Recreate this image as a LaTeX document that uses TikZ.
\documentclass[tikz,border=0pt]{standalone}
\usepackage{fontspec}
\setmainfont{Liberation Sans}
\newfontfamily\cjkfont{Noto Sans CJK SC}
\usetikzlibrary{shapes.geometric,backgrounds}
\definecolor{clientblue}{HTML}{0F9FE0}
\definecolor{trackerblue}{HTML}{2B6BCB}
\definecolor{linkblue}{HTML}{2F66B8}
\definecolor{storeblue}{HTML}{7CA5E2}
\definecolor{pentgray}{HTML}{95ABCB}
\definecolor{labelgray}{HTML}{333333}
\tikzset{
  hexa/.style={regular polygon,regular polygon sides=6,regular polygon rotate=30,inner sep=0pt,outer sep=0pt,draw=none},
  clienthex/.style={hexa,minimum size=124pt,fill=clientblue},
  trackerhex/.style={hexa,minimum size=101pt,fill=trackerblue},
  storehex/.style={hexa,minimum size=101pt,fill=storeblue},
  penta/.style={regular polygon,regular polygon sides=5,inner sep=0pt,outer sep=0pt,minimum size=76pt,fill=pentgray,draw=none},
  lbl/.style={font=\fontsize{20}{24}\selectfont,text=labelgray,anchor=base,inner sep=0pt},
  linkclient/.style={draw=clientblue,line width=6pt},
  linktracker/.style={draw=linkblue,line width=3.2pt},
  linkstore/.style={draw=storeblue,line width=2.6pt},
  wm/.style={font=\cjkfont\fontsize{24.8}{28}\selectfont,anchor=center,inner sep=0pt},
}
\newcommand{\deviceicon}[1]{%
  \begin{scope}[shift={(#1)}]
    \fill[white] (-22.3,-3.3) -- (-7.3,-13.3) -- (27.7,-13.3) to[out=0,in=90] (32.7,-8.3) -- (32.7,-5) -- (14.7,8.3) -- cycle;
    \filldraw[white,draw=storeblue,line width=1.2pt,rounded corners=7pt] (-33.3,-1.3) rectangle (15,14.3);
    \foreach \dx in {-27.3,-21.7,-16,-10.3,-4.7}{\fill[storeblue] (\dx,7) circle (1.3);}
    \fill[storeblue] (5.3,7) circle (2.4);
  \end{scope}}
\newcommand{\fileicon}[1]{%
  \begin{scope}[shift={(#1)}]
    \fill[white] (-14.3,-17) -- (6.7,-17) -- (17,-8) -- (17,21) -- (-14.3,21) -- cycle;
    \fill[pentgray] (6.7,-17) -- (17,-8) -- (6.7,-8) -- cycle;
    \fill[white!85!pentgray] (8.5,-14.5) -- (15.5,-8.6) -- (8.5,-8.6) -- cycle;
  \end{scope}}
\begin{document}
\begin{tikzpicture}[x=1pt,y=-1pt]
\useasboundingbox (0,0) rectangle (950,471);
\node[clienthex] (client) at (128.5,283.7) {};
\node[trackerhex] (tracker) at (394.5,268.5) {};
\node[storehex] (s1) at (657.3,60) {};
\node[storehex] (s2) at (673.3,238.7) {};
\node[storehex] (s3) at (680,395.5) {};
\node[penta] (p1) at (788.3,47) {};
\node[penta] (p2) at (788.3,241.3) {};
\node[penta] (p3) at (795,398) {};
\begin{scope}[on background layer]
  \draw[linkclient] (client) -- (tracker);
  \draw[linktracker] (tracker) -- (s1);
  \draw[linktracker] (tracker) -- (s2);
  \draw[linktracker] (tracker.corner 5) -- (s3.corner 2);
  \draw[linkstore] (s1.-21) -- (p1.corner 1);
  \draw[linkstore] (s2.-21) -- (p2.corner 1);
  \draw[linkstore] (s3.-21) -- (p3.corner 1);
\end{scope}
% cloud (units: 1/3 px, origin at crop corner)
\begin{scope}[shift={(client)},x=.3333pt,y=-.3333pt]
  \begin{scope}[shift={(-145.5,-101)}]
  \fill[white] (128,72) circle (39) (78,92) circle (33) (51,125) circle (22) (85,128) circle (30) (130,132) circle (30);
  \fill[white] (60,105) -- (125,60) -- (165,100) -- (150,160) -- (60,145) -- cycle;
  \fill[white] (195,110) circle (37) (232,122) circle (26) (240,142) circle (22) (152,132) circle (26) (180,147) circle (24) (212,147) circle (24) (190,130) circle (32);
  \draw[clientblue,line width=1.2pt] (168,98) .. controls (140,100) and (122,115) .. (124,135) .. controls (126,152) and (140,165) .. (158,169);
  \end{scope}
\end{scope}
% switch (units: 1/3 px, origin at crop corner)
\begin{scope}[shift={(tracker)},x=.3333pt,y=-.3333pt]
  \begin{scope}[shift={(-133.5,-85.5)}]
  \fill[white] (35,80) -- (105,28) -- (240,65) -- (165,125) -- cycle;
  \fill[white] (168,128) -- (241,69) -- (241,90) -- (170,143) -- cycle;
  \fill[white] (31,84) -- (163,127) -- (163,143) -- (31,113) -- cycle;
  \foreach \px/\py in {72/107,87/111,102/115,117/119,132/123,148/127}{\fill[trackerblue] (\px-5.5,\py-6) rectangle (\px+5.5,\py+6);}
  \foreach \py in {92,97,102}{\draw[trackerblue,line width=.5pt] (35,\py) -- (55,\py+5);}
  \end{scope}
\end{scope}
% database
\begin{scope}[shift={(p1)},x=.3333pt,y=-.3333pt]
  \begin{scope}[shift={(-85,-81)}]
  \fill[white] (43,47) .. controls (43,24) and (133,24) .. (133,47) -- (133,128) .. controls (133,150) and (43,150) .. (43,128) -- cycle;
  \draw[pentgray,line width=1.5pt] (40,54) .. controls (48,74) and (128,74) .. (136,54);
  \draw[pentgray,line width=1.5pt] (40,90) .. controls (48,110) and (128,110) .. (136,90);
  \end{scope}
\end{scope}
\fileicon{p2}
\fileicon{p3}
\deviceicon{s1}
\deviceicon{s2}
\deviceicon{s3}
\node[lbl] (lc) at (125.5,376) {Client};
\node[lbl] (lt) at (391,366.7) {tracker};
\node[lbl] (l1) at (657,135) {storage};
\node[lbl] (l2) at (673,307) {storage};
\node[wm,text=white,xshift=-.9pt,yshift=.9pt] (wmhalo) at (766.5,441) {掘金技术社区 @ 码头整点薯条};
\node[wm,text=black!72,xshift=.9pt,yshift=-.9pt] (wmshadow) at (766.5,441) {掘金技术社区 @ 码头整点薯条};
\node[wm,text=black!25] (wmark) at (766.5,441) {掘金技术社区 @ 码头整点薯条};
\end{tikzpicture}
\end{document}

==

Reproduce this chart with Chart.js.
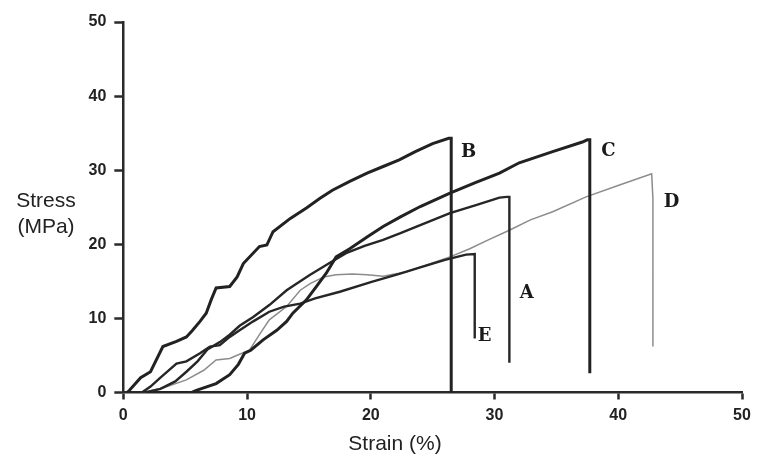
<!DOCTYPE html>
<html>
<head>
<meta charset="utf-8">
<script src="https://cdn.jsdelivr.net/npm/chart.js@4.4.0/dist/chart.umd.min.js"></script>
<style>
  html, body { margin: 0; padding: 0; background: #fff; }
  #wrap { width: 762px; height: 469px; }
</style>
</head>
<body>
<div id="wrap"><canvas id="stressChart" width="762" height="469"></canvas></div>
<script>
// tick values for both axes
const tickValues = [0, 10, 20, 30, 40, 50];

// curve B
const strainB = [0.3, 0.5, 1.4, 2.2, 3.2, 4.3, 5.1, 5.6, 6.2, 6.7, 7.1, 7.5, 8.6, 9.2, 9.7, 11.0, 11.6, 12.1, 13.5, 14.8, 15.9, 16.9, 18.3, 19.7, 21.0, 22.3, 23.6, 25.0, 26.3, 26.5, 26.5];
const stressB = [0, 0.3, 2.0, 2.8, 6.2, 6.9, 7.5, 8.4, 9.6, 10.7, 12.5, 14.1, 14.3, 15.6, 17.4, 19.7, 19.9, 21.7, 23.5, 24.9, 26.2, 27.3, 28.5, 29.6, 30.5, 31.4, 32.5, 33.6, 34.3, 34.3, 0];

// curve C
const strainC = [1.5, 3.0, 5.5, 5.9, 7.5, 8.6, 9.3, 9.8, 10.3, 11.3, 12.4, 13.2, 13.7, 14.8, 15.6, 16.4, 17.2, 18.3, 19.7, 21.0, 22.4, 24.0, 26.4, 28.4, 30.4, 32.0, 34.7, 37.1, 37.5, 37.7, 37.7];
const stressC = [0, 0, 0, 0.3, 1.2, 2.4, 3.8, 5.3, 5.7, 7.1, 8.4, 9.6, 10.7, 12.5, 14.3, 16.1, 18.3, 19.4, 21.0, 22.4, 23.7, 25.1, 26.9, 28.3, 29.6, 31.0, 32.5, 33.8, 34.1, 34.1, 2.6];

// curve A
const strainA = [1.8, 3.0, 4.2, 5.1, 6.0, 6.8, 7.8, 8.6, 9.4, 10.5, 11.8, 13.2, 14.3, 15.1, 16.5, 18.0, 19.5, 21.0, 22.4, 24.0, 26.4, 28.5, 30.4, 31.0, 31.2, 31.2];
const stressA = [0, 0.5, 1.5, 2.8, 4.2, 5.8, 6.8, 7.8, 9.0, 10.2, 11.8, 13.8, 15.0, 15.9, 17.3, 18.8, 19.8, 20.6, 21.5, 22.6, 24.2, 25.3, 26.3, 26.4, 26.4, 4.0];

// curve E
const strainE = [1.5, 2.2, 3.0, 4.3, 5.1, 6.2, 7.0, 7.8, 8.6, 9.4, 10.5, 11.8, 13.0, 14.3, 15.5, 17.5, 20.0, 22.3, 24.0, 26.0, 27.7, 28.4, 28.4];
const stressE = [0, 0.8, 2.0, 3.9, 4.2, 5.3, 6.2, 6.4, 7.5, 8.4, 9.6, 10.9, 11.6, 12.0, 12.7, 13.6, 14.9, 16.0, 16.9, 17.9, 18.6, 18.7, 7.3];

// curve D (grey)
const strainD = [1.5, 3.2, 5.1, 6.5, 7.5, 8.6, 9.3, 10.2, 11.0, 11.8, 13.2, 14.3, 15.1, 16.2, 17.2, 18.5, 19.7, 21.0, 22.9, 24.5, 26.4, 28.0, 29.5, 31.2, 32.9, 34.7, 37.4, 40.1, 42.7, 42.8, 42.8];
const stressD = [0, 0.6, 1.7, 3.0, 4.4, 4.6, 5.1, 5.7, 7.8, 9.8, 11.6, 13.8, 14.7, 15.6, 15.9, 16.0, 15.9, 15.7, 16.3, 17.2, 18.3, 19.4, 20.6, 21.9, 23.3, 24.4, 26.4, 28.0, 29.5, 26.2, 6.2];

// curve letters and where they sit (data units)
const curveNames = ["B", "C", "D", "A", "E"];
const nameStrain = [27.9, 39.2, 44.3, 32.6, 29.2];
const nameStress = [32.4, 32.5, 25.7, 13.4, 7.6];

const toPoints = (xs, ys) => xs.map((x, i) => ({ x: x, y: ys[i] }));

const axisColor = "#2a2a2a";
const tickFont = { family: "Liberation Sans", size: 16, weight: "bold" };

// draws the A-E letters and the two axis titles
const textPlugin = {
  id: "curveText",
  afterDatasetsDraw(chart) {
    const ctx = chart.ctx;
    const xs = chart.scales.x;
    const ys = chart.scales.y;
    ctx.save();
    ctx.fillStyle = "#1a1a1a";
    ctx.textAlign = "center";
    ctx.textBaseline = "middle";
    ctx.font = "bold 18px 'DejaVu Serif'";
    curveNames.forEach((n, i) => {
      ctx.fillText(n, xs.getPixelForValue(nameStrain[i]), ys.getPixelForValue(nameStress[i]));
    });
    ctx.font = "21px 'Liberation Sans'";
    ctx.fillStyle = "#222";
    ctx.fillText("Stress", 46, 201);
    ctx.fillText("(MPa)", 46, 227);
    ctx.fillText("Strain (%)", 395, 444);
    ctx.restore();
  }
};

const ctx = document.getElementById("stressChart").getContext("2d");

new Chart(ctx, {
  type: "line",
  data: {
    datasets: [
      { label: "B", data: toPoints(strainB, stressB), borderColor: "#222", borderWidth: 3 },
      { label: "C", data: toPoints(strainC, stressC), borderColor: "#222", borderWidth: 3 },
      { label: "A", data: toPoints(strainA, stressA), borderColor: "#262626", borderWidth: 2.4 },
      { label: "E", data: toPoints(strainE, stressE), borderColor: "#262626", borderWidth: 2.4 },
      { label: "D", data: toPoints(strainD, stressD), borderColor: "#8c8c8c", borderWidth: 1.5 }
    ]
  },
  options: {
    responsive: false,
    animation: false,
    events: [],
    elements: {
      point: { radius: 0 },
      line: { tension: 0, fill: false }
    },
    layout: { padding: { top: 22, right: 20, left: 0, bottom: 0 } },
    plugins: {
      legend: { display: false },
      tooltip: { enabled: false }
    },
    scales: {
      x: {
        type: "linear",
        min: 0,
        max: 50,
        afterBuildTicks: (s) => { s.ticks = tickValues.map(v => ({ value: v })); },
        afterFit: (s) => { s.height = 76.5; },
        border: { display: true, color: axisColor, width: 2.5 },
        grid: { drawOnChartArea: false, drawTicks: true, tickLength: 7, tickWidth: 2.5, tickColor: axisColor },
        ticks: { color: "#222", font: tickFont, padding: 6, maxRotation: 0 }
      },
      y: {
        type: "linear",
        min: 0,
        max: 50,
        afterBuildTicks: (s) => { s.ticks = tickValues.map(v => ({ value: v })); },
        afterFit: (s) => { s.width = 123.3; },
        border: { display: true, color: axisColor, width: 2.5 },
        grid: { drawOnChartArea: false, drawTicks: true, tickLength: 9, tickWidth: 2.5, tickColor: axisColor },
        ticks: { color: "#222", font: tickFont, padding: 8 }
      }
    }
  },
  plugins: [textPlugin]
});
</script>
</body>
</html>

---

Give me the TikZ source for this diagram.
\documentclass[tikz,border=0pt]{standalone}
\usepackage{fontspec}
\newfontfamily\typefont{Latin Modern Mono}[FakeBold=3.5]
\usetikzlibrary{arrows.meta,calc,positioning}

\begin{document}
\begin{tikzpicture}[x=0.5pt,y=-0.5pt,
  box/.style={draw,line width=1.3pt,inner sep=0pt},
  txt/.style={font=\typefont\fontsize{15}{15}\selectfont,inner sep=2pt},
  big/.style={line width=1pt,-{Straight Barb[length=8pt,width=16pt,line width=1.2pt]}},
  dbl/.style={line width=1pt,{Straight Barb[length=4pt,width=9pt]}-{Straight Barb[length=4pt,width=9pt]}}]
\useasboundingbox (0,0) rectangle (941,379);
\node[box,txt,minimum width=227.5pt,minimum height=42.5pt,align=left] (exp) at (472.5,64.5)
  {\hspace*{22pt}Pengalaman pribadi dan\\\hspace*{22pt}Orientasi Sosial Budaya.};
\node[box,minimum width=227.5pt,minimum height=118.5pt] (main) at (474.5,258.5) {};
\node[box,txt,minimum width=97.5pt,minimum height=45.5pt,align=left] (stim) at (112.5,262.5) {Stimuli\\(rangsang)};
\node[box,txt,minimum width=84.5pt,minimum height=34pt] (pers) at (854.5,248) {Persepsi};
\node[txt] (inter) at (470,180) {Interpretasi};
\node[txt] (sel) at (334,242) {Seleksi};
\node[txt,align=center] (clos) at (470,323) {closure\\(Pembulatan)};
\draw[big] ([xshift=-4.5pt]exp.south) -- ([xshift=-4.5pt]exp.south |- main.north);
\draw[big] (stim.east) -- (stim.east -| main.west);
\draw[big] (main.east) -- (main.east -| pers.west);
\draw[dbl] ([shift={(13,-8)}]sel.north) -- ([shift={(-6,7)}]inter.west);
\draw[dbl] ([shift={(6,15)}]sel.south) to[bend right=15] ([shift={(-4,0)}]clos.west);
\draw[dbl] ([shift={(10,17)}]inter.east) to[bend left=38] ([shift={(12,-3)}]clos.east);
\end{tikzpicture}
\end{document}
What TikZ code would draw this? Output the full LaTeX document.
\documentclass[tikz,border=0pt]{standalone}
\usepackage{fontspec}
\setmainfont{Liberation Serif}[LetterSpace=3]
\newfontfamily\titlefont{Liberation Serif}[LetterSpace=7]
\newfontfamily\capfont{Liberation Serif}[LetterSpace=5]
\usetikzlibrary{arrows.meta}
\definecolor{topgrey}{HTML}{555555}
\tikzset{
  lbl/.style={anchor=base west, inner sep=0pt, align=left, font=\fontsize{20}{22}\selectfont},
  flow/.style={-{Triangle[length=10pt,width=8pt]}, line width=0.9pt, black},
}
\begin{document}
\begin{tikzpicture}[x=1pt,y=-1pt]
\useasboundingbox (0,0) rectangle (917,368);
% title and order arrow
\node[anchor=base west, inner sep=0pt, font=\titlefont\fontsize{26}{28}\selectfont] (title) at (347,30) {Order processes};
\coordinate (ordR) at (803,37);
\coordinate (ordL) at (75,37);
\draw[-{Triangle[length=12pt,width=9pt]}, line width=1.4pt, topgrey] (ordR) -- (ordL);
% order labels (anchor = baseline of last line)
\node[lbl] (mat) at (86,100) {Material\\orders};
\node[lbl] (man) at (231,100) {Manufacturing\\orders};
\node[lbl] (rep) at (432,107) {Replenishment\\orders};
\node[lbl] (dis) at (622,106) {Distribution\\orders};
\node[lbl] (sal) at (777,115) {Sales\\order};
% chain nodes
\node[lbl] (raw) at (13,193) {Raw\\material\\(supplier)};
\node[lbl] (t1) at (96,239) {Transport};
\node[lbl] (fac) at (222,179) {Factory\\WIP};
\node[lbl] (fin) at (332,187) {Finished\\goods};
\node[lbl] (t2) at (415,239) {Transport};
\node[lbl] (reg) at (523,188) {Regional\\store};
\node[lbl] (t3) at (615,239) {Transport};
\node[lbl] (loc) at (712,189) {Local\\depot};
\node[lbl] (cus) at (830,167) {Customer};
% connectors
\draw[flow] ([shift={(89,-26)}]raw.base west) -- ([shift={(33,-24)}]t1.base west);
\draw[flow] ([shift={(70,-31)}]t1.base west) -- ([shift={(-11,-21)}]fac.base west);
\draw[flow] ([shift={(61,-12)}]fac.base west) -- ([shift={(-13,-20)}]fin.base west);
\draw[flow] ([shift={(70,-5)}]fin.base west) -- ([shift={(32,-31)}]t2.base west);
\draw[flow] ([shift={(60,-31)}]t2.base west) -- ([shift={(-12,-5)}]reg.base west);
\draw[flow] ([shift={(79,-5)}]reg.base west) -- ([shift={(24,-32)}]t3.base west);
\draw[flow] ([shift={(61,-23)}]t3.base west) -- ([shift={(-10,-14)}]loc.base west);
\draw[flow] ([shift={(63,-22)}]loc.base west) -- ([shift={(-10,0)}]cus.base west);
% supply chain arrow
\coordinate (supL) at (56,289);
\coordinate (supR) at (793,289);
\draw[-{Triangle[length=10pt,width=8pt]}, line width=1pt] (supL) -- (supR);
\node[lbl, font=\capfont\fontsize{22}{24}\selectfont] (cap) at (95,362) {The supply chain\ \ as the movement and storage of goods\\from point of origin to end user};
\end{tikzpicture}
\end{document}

**Exercise:** Each line above that holds the string "LaTeX" should be copied and shown.

**Response to this exercise:**
Recreate this image as a LaTeX document that uses TikZ.
What TikZ code would draw this? Output the full LaTeX document.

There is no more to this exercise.